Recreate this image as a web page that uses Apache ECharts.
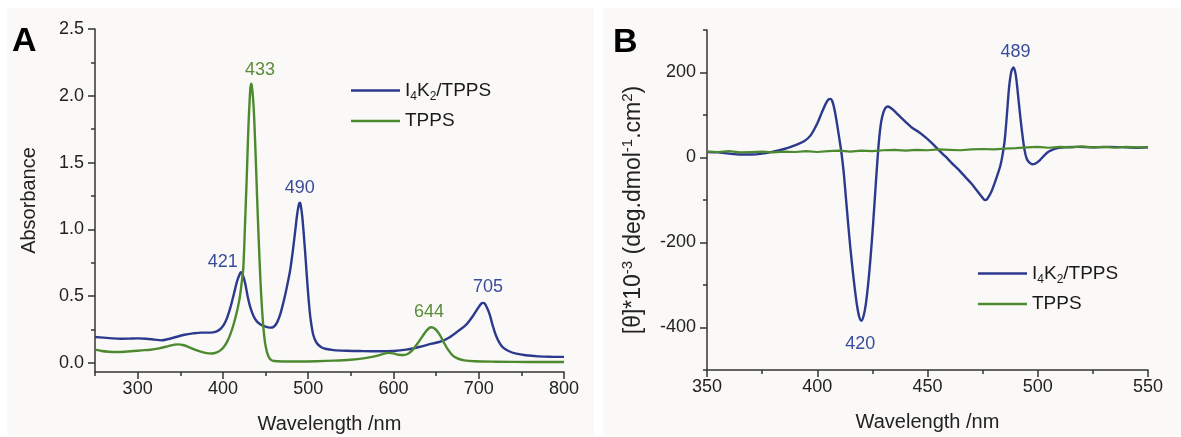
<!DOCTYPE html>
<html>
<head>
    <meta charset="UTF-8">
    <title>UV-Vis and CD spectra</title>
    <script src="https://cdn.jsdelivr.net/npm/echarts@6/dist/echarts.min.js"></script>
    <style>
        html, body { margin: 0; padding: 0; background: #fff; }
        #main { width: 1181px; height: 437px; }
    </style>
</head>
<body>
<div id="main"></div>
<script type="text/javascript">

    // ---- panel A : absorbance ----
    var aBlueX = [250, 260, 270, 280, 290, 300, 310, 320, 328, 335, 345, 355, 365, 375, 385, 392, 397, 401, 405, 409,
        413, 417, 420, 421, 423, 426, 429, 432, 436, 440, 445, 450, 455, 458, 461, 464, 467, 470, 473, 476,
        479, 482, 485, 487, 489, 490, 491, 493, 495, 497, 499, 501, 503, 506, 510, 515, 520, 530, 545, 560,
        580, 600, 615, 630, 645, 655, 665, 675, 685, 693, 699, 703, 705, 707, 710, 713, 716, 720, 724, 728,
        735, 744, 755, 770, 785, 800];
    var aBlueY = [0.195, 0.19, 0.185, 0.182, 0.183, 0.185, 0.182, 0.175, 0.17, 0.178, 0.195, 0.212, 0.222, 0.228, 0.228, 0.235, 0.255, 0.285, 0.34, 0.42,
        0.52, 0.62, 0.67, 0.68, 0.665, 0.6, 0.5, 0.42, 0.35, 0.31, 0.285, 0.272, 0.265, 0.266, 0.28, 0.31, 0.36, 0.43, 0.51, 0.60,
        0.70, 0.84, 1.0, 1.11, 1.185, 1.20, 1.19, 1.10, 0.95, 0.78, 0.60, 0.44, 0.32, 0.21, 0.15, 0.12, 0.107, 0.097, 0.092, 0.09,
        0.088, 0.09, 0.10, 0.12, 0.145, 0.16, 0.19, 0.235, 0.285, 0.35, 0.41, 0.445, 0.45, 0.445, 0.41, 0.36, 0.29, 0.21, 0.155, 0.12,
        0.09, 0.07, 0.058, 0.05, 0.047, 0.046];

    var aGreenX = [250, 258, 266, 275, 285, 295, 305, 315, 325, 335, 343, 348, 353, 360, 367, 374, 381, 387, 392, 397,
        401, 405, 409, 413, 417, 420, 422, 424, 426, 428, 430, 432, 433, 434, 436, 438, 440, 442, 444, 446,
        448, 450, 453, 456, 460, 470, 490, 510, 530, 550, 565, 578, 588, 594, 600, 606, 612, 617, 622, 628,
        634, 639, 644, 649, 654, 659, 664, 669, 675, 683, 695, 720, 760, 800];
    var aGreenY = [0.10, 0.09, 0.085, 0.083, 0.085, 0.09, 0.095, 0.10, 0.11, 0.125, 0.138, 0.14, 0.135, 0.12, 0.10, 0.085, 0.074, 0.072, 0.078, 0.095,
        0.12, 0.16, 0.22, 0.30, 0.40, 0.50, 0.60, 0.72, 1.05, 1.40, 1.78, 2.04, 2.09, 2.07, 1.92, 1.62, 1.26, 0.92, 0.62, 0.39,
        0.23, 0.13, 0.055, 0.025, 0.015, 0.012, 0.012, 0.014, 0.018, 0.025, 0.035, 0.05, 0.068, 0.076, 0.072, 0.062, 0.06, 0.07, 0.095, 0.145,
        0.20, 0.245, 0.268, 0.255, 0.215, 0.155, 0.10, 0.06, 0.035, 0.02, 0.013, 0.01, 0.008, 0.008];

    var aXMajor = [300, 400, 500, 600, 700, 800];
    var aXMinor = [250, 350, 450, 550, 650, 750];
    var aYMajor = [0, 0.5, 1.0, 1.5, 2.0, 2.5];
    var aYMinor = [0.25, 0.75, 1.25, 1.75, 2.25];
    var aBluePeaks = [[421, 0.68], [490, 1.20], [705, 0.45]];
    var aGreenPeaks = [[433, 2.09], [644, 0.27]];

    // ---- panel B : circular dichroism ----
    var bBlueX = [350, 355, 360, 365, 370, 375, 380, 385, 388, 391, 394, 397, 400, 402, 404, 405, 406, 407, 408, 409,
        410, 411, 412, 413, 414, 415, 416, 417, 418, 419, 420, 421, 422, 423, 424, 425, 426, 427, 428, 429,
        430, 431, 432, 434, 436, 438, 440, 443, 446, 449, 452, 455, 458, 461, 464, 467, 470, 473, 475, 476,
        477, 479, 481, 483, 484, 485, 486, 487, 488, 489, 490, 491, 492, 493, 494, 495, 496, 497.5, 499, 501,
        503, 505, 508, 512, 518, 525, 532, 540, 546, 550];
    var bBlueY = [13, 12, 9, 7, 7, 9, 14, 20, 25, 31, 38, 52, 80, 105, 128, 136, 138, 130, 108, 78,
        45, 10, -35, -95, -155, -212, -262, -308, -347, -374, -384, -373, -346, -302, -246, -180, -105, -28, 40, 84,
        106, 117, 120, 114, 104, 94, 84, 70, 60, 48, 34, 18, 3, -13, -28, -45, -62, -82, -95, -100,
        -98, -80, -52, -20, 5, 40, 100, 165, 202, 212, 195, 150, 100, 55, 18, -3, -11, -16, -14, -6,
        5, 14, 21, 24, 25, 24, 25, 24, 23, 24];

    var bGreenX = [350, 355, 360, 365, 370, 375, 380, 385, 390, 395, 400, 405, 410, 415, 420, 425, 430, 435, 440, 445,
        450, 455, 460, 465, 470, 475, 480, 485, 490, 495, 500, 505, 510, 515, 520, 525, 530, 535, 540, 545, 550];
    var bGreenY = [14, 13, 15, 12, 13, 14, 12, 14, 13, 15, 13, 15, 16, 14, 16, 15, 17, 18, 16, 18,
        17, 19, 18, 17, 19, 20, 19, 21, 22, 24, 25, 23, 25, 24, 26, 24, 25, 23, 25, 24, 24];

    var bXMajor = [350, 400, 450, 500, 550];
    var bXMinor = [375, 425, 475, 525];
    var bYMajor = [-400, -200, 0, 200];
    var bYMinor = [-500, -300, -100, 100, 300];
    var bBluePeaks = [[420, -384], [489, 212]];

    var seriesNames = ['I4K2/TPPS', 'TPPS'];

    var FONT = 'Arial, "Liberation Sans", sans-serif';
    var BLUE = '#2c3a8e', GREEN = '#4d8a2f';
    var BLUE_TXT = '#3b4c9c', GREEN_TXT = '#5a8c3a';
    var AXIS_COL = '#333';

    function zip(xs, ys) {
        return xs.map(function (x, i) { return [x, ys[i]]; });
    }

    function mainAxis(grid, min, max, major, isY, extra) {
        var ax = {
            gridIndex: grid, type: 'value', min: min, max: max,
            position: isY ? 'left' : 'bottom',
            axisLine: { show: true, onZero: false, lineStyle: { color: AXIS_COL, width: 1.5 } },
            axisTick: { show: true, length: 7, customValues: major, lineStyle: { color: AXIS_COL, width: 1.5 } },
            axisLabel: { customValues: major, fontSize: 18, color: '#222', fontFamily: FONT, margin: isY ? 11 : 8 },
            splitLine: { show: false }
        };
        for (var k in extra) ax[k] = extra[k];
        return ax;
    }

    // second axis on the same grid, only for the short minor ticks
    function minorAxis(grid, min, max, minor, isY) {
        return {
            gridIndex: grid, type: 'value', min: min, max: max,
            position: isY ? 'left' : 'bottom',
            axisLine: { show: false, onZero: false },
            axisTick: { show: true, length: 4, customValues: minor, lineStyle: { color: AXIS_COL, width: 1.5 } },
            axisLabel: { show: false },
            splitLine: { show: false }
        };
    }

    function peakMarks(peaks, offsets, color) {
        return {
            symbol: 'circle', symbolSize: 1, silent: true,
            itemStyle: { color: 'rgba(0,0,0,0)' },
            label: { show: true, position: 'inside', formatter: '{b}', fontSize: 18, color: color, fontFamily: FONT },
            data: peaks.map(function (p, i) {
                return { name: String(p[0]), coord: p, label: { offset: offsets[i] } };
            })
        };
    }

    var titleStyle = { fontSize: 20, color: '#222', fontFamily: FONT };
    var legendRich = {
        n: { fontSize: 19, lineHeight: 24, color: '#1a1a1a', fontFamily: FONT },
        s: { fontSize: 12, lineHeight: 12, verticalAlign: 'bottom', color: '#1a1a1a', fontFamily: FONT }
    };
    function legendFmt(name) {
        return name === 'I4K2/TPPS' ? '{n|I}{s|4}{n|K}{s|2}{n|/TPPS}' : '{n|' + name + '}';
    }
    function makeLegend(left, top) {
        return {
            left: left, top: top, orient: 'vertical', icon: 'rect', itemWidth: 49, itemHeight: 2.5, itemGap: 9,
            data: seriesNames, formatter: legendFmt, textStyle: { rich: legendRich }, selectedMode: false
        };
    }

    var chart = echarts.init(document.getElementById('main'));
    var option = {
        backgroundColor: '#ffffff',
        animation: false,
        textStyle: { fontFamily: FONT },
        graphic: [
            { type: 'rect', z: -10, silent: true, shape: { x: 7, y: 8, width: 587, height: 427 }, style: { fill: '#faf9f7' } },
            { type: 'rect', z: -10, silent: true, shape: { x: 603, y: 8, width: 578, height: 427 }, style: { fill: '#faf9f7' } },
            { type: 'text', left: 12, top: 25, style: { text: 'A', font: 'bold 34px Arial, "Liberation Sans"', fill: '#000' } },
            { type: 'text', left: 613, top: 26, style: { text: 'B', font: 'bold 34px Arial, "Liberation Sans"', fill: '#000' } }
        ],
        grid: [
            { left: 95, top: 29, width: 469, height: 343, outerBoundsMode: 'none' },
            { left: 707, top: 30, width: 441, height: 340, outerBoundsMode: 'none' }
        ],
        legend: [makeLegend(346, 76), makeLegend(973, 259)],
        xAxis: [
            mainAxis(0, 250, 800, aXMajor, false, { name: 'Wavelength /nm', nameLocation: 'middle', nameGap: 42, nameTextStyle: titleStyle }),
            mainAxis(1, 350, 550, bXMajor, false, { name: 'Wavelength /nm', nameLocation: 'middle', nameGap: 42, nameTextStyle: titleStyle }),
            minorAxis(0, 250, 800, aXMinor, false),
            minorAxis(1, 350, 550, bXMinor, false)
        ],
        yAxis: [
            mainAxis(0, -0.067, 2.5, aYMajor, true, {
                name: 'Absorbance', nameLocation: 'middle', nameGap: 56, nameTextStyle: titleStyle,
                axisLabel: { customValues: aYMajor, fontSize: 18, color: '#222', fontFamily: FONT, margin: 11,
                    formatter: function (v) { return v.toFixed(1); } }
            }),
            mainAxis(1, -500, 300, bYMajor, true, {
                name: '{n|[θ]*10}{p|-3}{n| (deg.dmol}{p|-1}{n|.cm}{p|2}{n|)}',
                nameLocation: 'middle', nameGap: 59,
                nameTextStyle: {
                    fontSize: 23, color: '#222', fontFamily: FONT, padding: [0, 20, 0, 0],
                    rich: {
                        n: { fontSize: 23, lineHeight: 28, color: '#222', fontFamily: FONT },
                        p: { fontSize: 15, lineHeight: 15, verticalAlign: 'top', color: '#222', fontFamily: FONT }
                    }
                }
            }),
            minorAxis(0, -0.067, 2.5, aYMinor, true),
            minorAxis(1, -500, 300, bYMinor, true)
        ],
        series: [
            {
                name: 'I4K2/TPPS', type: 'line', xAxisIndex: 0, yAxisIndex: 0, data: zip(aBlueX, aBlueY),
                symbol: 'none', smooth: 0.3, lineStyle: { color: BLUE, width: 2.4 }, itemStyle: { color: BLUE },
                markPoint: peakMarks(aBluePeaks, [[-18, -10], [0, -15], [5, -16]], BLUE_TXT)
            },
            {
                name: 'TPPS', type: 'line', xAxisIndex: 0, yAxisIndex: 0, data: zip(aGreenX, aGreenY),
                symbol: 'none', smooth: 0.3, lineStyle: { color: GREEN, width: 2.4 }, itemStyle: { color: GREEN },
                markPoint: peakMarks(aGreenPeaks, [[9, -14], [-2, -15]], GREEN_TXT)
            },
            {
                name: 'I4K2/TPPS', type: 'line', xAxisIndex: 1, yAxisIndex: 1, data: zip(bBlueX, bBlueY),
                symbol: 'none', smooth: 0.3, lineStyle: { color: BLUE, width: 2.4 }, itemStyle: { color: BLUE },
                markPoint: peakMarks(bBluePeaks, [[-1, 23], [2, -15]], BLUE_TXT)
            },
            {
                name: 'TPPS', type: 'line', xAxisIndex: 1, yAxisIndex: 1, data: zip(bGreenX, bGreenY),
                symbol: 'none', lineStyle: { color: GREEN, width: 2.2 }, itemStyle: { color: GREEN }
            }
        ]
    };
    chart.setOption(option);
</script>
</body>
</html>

## Given exercise
Pictures are excluded; extract exactly the lines from the start of the data through the line that holds "0.09, 0.07, 0.058, 0.05, 0.047, 0.046];", both ends included.

## Output below
Recreate this image as a web page that uses Apache ECharts.
<!DOCTYPE html>
<html>
<head>
    <meta charset="UTF-8">
    <title>UV-Vis and CD spectra</title>
    <script src="https://cdn.jsdelivr.net/npm/echarts@6/dist/echarts.min.js"></script>
    <style>
        html, body { margin: 0; padding: 0; background: #fff; }
        #main { width: 1181px; height: 437px; }
    </style>
</head>
<body>
<div id="main"></div>
<script type="text/javascript">

    // ---- panel A : absorbance ----
    var aBlueX = [250, 260, 270, 280, 290, 300, 310, 320, 328, 335, 345, 355, 365, 375, 385, 392, 397, 401, 405, 409,
        413, 417, 420, 421, 423, 426, 429, 432, 436, 440, 445, 450, 455, 458, 461, 464, 467, 470, 473, 476,
        479, 482, 485, 487, 489, 490, 491, 493, 495, 497, 499, 501, 503, 506, 510, 515, 520, 530, 545, 560,
        580, 600, 615, 630, 645, 655, 665, 675, 685, 693, 699, 703, 705, 707, 710, 713, 716, 720, 724, 728,
        735, 744, 755, 770, 785, 800];
    var aBlueY = [0.195, 0.19, 0.185, 0.182, 0.183, 0.185, 0.182, 0.175, 0.17, 0.178, 0.195, 0.212, 0.222, 0.228, 0.228, 0.235, 0.255, 0.285, 0.34, 0.42,
        0.52, 0.62, 0.67, 0.68, 0.665, 0.6, 0.5, 0.42, 0.35, 0.31, 0.285, 0.272, 0.265, 0.266, 0.28, 0.31, 0.36, 0.43, 0.51, 0.60,
        0.70, 0.84, 1.0, 1.11, 1.185, 1.20, 1.19, 1.10, 0.95, 0.78, 0.60, 0.44, 0.32, 0.21, 0.15, 0.12, 0.107, 0.097, 0.092, 0.09,
        0.088, 0.09, 0.10, 0.12, 0.145, 0.16, 0.19, 0.235, 0.285, 0.35, 0.41, 0.445, 0.45, 0.445, 0.41, 0.36, 0.29, 0.21, 0.155, 0.12,
        0.09, 0.07, 0.058, 0.05, 0.047, 0.046];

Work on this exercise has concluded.